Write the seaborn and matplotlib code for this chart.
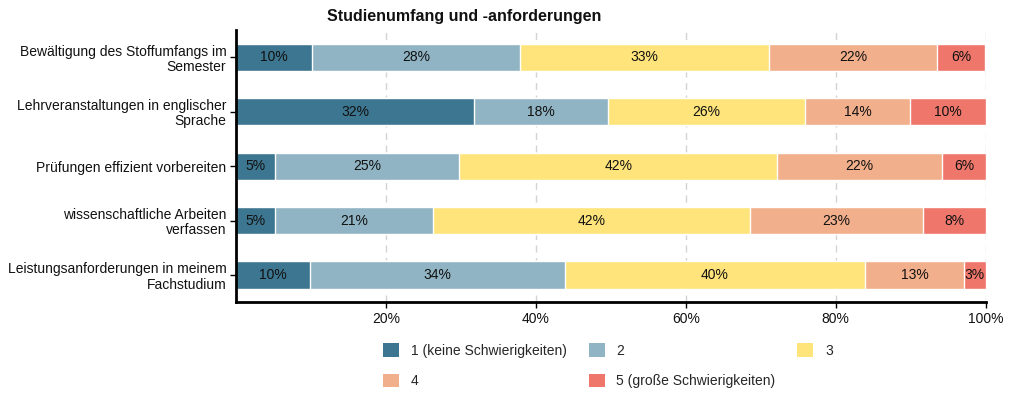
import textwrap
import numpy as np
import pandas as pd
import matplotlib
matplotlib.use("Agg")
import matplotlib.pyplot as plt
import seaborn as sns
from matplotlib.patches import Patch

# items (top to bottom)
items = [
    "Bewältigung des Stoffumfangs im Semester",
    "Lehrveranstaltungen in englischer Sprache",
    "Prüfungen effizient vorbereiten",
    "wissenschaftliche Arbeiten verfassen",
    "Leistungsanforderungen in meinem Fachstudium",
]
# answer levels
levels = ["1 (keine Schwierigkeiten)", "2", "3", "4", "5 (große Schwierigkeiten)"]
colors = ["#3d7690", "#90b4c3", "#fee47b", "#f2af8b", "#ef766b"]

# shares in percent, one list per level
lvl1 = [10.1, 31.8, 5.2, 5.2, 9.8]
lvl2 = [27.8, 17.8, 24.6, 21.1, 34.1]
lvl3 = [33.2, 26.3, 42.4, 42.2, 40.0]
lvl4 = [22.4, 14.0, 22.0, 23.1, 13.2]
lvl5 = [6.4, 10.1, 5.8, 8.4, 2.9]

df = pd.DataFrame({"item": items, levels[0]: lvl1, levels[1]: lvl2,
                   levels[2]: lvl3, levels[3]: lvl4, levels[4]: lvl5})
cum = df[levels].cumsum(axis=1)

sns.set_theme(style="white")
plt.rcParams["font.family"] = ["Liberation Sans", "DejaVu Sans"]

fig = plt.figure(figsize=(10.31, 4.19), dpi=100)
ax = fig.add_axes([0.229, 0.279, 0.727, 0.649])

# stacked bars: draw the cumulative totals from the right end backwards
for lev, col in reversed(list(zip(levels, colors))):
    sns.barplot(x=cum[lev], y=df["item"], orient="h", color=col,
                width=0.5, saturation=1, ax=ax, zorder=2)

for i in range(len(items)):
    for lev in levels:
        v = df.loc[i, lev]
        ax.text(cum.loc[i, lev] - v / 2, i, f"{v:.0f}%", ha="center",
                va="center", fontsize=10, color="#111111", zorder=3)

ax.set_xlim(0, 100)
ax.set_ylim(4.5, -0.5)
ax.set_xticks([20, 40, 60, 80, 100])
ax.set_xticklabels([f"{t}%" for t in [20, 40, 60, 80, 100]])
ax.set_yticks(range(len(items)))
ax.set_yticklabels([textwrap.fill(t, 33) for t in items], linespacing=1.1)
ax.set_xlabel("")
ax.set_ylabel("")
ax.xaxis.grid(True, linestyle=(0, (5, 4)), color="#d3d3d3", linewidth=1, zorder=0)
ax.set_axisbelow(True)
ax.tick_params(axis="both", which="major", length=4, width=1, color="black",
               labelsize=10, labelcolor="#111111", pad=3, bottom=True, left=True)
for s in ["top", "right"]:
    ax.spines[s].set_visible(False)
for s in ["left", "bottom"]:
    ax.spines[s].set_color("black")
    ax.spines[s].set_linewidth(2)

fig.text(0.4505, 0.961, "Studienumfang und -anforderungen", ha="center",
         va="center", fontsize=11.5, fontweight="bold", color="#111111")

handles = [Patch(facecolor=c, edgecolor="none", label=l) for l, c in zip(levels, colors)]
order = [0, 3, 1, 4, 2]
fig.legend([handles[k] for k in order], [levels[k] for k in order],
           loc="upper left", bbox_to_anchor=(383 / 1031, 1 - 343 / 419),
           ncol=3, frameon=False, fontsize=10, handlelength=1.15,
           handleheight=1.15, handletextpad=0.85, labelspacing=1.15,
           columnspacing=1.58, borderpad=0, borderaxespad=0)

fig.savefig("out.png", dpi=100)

##########

→ **Direction**
Reproduce the material word for word, minus the images.

→ **Result for this exercise**
Write the seaborn and matplotlib code for this chart.
import textwrap
import numpy as np
import pandas as pd
import matplotlib
matplotlib.use("Agg")
import matplotlib.pyplot as plt
import seaborn as sns
from matplotlib.patches import Patch

# items (top to bottom)
items = [
    "Bewältigung des Stoffumfangs im Semester",
    "Lehrveranstaltungen in englischer Sprache",
    "Prüfungen effizient vorbereiten",
    "wissenschaftliche Arbeiten verfassen",
    "Leistungsanforderungen in meinem Fachstudium",
]
# answer levels
levels = ["1 (keine Schwierigkeiten)", "2", "3", "4", "5 (große Schwierigkeiten)"]
colors = ["#3d7690", "#90b4c3", "#fee47b", "#f2af8b", "#ef766b"]

# shares in percent, one list per level
lvl1 = [10.1, 31.8, 5.2, 5.2, 9.8]
lvl2 = [27.8, 17.8, 24.6, 21.1, 34.1]
lvl3 = [33.2, 26.3, 42.4, 42.2, 40.0]
lvl4 = [22.4, 14.0, 22.0, 23.1, 13.2]
lvl5 = [6.4, 10.1, 5.8, 8.4, 2.9]

df = pd.DataFrame({"item": items, levels[0]: lvl1, levels[1]: lvl2,
                   levels[2]: lvl3, levels[3]: lvl4, levels[4]: lvl5})
cum = df[levels].cumsum(axis=1)

sns.set_theme(style="white")
plt.rcParams["font.family"] = ["Liberation Sans", "DejaVu Sans"]

fig = plt.figure(figsize=(10.31, 4.19), dpi=100)
ax = fig.add_axes([0.229, 0.279, 0.727, 0.649])

# stacked bars: draw the cumulative totals from the right end backwards
for lev, col in reversed(list(zip(levels, colors))):
    sns.barplot(x=cum[lev], y=df["item"], orient="h", color=col,
                width=0.5, saturation=1, ax=ax, zorder=2)

for i in range(len(items)):
    for lev in levels:
        v = df.loc[i, lev]
        ax.text(cum.loc[i, lev] - v / 2, i, f"{v:.0f}%", ha="center",
                va="center", fontsize=10, color="#111111", zorder=3)

ax.set_xlim(0, 100)
ax.set_ylim(4.5, -0.5)
ax.set_xticks([20, 40, 60, 80, 100])
ax.set_xticklabels([f"{t}%" for t in [20, 40, 60, 80, 100]])
ax.set_yticks(range(len(items)))
ax.set_yticklabels([textwrap.fill(t, 33) for t in items], linespacing=1.1)
ax.set_xlabel("")
ax.set_ylabel("")
ax.xaxis.grid(True, linestyle=(0, (5, 4)), color="#d3d3d3", linewidth=1, zorder=0)
ax.set_axisbelow(True)
ax.tick_params(axis="both", which="major", length=4, width=1, color="black",
               labelsize=10, labelcolor="#111111", pad=3, bottom=True, left=True)
for s in ["top", "right"]:
    ax.spines[s].set_visible(False)
for s in ["left", "bottom"]:
    ax.spines[s].set_color("black")
    ax.spines[s].set_linewidth(2)

fig.text(0.4505, 0.961, "Studienumfang und -anforderungen", ha="center",
         va="center", fontsize=11.5, fontweight="bold", color="#111111")

handles = [Patch(facecolor=c, edgecolor="none", label=l) for l, c in zip(levels, colors)]
order = [0, 3, 1, 4, 2]
fig.legend([handles[k] for k in order], [levels[k] for k in order],
           loc="upper left", bbox_to_anchor=(383 / 1031, 1 - 343 / 419),
           ncol=3, frameon=False, fontsize=10, handlelength=1.15,
           handleheight=1.15, handletextpad=0.85, labelspacing=1.15,
           columnspacing=1.58, borderpad=0, borderaxespad=0)

fig.savefig("out.png", dpi=100)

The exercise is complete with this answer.